=== WHAT THE TASK ASKS ===
Retype the material that follows, keeping every word as it is.

=== SOURCE MATERIAL ===
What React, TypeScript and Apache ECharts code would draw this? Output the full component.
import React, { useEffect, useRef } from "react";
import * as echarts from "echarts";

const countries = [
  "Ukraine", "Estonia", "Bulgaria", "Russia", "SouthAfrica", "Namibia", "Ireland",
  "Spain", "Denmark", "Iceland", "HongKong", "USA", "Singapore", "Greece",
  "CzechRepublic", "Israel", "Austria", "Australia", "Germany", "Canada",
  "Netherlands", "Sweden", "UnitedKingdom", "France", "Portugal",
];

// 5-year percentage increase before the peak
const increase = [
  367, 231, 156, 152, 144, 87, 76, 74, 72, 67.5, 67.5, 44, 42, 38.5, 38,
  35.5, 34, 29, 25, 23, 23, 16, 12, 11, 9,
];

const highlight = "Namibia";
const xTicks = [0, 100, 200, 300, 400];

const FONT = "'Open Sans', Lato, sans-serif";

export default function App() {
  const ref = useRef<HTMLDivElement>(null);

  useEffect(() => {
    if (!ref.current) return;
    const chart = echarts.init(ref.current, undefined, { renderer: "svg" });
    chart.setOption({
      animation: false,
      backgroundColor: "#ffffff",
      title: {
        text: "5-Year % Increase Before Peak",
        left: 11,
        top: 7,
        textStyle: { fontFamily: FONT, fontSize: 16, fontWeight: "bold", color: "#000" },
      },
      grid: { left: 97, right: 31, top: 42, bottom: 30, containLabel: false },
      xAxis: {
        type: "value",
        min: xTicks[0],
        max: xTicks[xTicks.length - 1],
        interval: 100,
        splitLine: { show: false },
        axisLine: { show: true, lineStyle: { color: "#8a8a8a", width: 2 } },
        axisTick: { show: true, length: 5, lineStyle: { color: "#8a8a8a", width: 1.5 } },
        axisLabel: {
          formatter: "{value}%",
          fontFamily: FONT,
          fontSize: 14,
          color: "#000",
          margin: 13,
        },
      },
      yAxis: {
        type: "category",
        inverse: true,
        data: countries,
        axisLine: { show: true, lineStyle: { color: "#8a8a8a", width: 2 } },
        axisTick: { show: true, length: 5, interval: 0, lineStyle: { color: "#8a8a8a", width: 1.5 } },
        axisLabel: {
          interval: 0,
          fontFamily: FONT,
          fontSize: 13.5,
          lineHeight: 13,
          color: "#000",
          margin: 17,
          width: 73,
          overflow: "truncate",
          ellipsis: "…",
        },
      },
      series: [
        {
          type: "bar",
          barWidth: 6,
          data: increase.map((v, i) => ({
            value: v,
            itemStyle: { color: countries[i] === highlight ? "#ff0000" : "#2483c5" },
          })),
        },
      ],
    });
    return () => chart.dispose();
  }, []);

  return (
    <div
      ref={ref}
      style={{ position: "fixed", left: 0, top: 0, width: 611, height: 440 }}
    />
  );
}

=== SOLVED PROBLEM ===
What React, TypeScript and Apache ECharts code would draw this? Output the full component.
import React, { useEffect, useRef } from "react";
import * as echarts from "echarts";

const countries = [
  "Ukraine", "Estonia", "Bulgaria", "Russia", "SouthAfrica", "Namibia", "Ireland",
  "Spain", "Denmark", "Iceland", "HongKong", "USA", "Singapore", "Greece",
  "CzechRepublic", "Israel", "Austria", "Australia", "Germany", "Canada",
  "Netherlands", "Sweden", "UnitedKingdom", "France", "Portugal",
];

// 5-year percentage increase before the peak
const increase = [
  367, 231, 156, 152, 144, 87, 76, 74, 72, 67.5, 67.5, 44, 42, 38.5, 38,
  35.5, 34, 29, 25, 23, 23, 16, 12, 11, 9,
];

const highlight = "Namibia";
const xTicks = [0, 100, 200, 300, 400];

const FONT = "'Open Sans', Lato, sans-serif";

export default function App() {
  const ref = useRef<HTMLDivElement>(null);

  useEffect(() => {
    if (!ref.current) return;
    const chart = echarts.init(ref.current, undefined, { renderer: "svg" });
    chart.setOption({
      animation: false,
      backgroundColor: "#ffffff",
      title: {
        text: "5-Year % Increase Before Peak",
        left: 11,
        top: 7,
        textStyle: { fontFamily: FONT, fontSize: 16, fontWeight: "bold", color: "#000" },
      },
      grid: { left: 97, right: 31, top: 42, bottom: 30, containLabel: false },
      xAxis: {
        type: "value",
        min: xTicks[0],
        max: xTicks[xTicks.length - 1],
        interval: 100,
        splitLine: { show: false },
        axisLine: { show: true, lineStyle: { color: "#8a8a8a", width: 2 } },
        axisTick: { show: true, length: 5, lineStyle: { color: "#8a8a8a", width: 1.5 } },
        axisLabel: {
          formatter: "{value}%",
          fontFamily: FONT,
          fontSize: 14,
          color: "#000",
          margin: 13,
        },
      },
      yAxis: {
        type: "category",
        inverse: true,
        data: countries,
        axisLine: { show: true, lineStyle: { color: "#8a8a8a", width: 2 } },
        axisTick: { show: true, length: 5, interval: 0, lineStyle: { color: "#8a8a8a", width: 1.5 } },
        axisLabel: {
          interval: 0,
          fontFamily: FONT,
          fontSize: 13.5,
          lineHeight: 13,
          color: "#000",
          margin: 17,
          width: 73,
          overflow: "truncate",
          ellipsis: "…",
        },
      },
      series: [
        {
          type: "bar",
          barWidth: 6,
          data: increase.map((v, i) => ({
            value: v,
            itemStyle: { color: countries[i] === highlight ? "#ff0000" : "#2483c5" },
          })),
        },
      ],
    });
    return () => chart.dispose();
  }, []);

  return (
    <div
      ref={ref}
      style={{ position: "fixed", left: 0, top: 0, width: 611, height: 440 }}
    />
  );
}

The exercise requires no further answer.